'''
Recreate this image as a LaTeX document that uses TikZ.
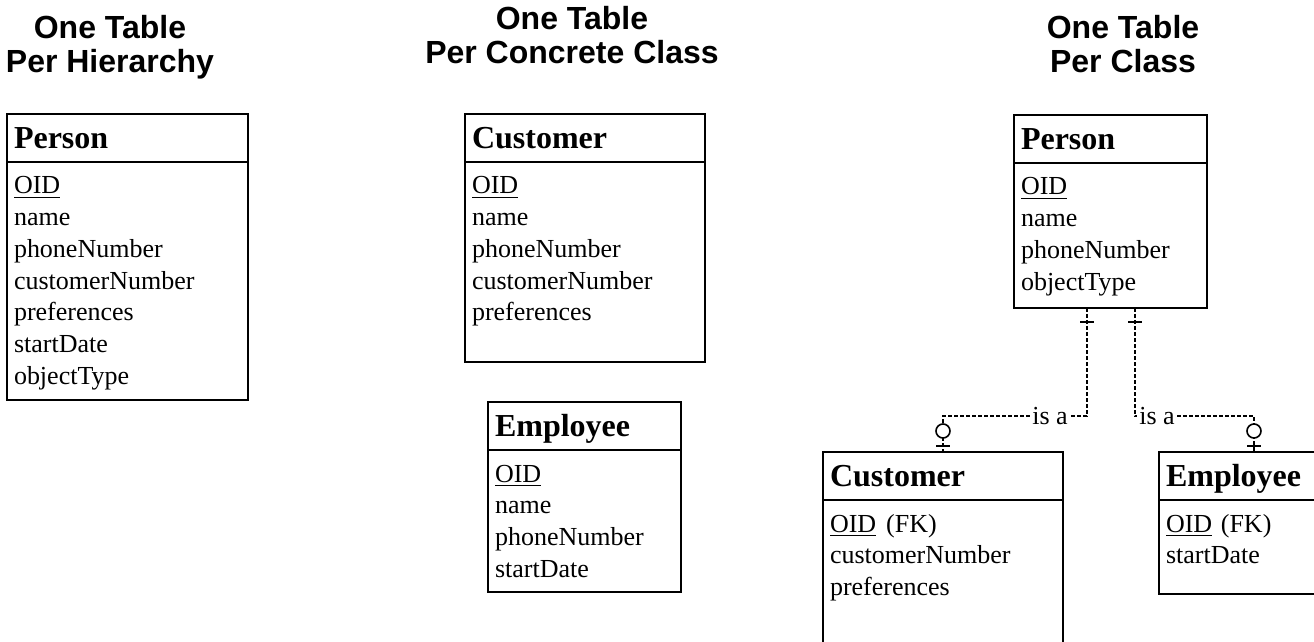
\documentclass[tikz,border=0pt]{standalone}
\usepackage{fontspec}
\setmainfont{Liberation Serif}
\newfontfamily\headfont{Liberation Sans}
\usetikzlibrary{positioning}

\begin{document}
\begin{tikzpicture}[x=0.5pt,y=-0.5pt,
  colhead/.style={align=center,anchor=north,inner sep=0pt,font=\headfont\bfseries\fontsize{16}{17}\selectfont},
  tabhead/.style={draw,line width=1pt,outer sep=0pt,anchor=north west,inner xsep=3.5pt,minimum height=24pt,
    text height=10.6pt,text depth=0pt,align=left,font=\bfseries\fontsize{16}{19}\selectfont},
  tabbody/.style={draw,line width=1pt,outer sep=0pt,below=0pt of #1,inner xsep=3.5pt,inner ysep=5pt,
    text height=11pt,align=left,font=\fontsize{13}{15.85}\selectfont},
  isa/.style={line width=0.6pt,dash pattern=on 2pt off 1pt},
  isa label/.style={inner sep=1pt,font=\fontsize{13}{15.85}\selectfont},
  isabar/.style={line width=0.8pt},
  isaring/.style={line width=0.8pt,fill=white}]
  \useasboundingbox (0,0) rectangle (1314,642);
  \clip (0,0) rectangle (1314,642);

  \node[colhead] (hierTitle) at (110,15) {One Table\\Per Hierarchy};
  \node[colhead] (concTitle) at (572,6) {One Table\\Per Concrete Class};
  \node[colhead] (classTitle) at (1123,15) {One Table\\Per Class};

  % one table per hierarchy
  \node[tabhead,text width=113.5pt] (hierP) at (7,114) {Person};
  \node[tabbody=hierP,text width=113.5pt,text depth=98pt] (hierPbody)
    {\underline{OID}\\name\\phoneNumber\\customerNumber\\preferences\\startDate\\objectType};

  % one table per concrete class
  \node[tabhead,text width=113pt] (concC) at (465,114) {Customer};
  \node[tabbody=concC,text width=113pt,text depth=79pt] (concCbody)
    {\underline{OID}\\name\\phoneNumber\\customerNumber\\preferences};
  \node[tabhead,text width=89.5pt] (concE) at (488,402) {Employee};
  \node[tabbody=concE,text width=89.5pt,text depth=50pt] (concEbody)
    {\underline{OID}\\name\\phoneNumber\\startDate};

  % one table per class
  \node[tabhead,text width=89.5pt] (classP) at (1014,115) {Person};
  \node[tabbody=classP,text width=89.5pt,text depth=51.5pt] (classPbody)
    {\underline{OID}\\name\\phoneNumber\\objectType};
  \node[tabhead,text width=113pt] (classC) at (823,452) {Customer};
  \node[tabbody=classC,text width=113pt,text depth=79pt] (classCbody)
    {\underline{OID}\hspace{5pt}(FK)\\customerNumber\\preferences};
  \node[tabhead,text width=88pt] (classE) at (1159,452) {Employee};
  \node[tabbody=classE,text width=88pt,text depth=26pt] (classEbody)
    {\underline{OID} (FK)\\startDate};

  \node[isa label] (isaC) at (1050,416) {is a};
  \node[isa label] (isaE) at (1157,416) {is a};
  \draw[isa] ([xshift=-11.75pt]classPbody.south) |- (isaC.east);
  \draw[isa] (isaC.west) -| (classC.north);
  \draw[isa] ([xshift=12.25pt]classPbody.south) |- (isaE.west);
  \draw[isa] (isaE.east) -| (classE.north);
  \draw[isabar] ([xshift=-11.75pt,yshift=-7pt]classPbody.south) +(-3.5pt,0) -- +(3.5pt,0);
  \draw[isabar] ([xshift=12.25pt,yshift=-7pt]classPbody.south) +(-3.5pt,0) -- +(3.5pt,0);
  \draw[isabar] ([yshift=3pt]classC.north) +(-3.5pt,0) -- +(3.5pt,0);
  \draw[isabar] ([yshift=3pt]classE.north) +(-3.5pt,0) -- +(3.5pt,0);
  \draw[isaring] ([yshift=10.5pt]classC.north) circle[radius=3.5pt];
  \draw[isaring] ([yshift=10.5pt]classE.north) circle[radius=3.5pt];
\end{tikzpicture}
\end{document}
'''
» **Given request**:
Give every line above again exactly, with no pictures.

» **Correct response**:
Recreate this image as a LaTeX document that uses TikZ.
\documentclass[tikz,border=0pt]{standalone}
\usepackage{fontspec}
\setmainfont{Liberation Serif}
\newfontfamily\headfont{Liberation Sans}
\usetikzlibrary{positioning}

\begin{document}
\begin{tikzpicture}[x=0.5pt,y=-0.5pt,
  colhead/.style={align=center,anchor=north,inner sep=0pt,font=\headfont\bfseries\fontsize{16}{17}\selectfont},
  tabhead/.style={draw,line width=1pt,outer sep=0pt,anchor=north west,inner xsep=3.5pt,minimum height=24pt,
    text height=10.6pt,text depth=0pt,align=left,font=\bfseries\fontsize{16}{19}\selectfont},
  tabbody/.style={draw,line width=1pt,outer sep=0pt,below=0pt of #1,inner xsep=3.5pt,inner ysep=5pt,
    text height=11pt,align=left,font=\fontsize{13}{15.85}\selectfont},
  isa/.style={line width=0.6pt,dash pattern=on 2pt off 1pt},
  isa label/.style={inner sep=1pt,font=\fontsize{13}{15.85}\selectfont},
  isabar/.style={line width=0.8pt},
  isaring/.style={line width=0.8pt,fill=white}]
  \useasboundingbox (0,0) rectangle (1314,642);
  \clip (0,0) rectangle (1314,642);

  \node[colhead] (hierTitle) at (110,15) {One Table\\Per Hierarchy};
  \node[colhead] (concTitle) at (572,6) {One Table\\Per Concrete Class};
  \node[colhead] (classTitle) at (1123,15) {One Table\\Per Class};

  % one table per hierarchy
  \node[tabhead,text width=113.5pt] (hierP) at (7,114) {Person};
  \node[tabbody=hierP,text width=113.5pt,text depth=98pt] (hierPbody)
    {\underline{OID}\\name\\phoneNumber\\customerNumber\\preferences\\startDate\\objectType};

  % one table per concrete class
  \node[tabhead,text width=113pt] (concC) at (465,114) {Customer};
  \node[tabbody=concC,text width=113pt,text depth=79pt] (concCbody)
    {\underline{OID}\\name\\phoneNumber\\customerNumber\\preferences};
  \node[tabhead,text width=89.5pt] (concE) at (488,402) {Employee};
  \node[tabbody=concE,text width=89.5pt,text depth=50pt] (concEbody)
    {\underline{OID}\\name\\phoneNumber\\startDate};

  % one table per class
  \node[tabhead,text width=89.5pt] (classP) at (1014,115) {Person};
  \node[tabbody=classP,text width=89.5pt,text depth=51.5pt] (classPbody)
    {\underline{OID}\\name\\phoneNumber\\objectType};
  \node[tabhead,text width=113pt] (classC) at (823,452) {Customer};
  \node[tabbody=classC,text width=113pt,text depth=79pt] (classCbody)
    {\underline{OID}\hspace{5pt}(FK)\\customerNumber\\preferences};
  \node[tabhead,text width=88pt] (classE) at (1159,452) {Employee};
  \node[tabbody=classE,text width=88pt,text depth=26pt] (classEbody)
    {\underline{OID} (FK)\\startDate};

  \node[isa label] (isaC) at (1050,416) {is a};
  \node[isa label] (isaE) at (1157,416) {is a};
  \draw[isa] ([xshift=-11.75pt]classPbody.south) |- (isaC.east);
  \draw[isa] (isaC.west) -| (classC.north);
  \draw[isa] ([xshift=12.25pt]classPbody.south) |- (isaE.west);
  \draw[isa] (isaE.east) -| (classE.north);
  \draw[isabar] ([xshift=-11.75pt,yshift=-7pt]classPbody.south) +(-3.5pt,0) -- +(3.5pt,0);
  \draw[isabar] ([xshift=12.25pt,yshift=-7pt]classPbody.south) +(-3.5pt,0) -- +(3.5pt,0);
  \draw[isabar] ([yshift=3pt]classC.north) +(-3.5pt,0) -- +(3.5pt,0);
  \draw[isabar] ([yshift=3pt]classE.north) +(-3.5pt,0) -- +(3.5pt,0);
  \draw[isaring] ([yshift=10.5pt]classC.north) circle[radius=3.5pt];
  \draw[isaring] ([yshift=10.5pt]classE.north) circle[radius=3.5pt];
\end{tikzpicture}
\end{document}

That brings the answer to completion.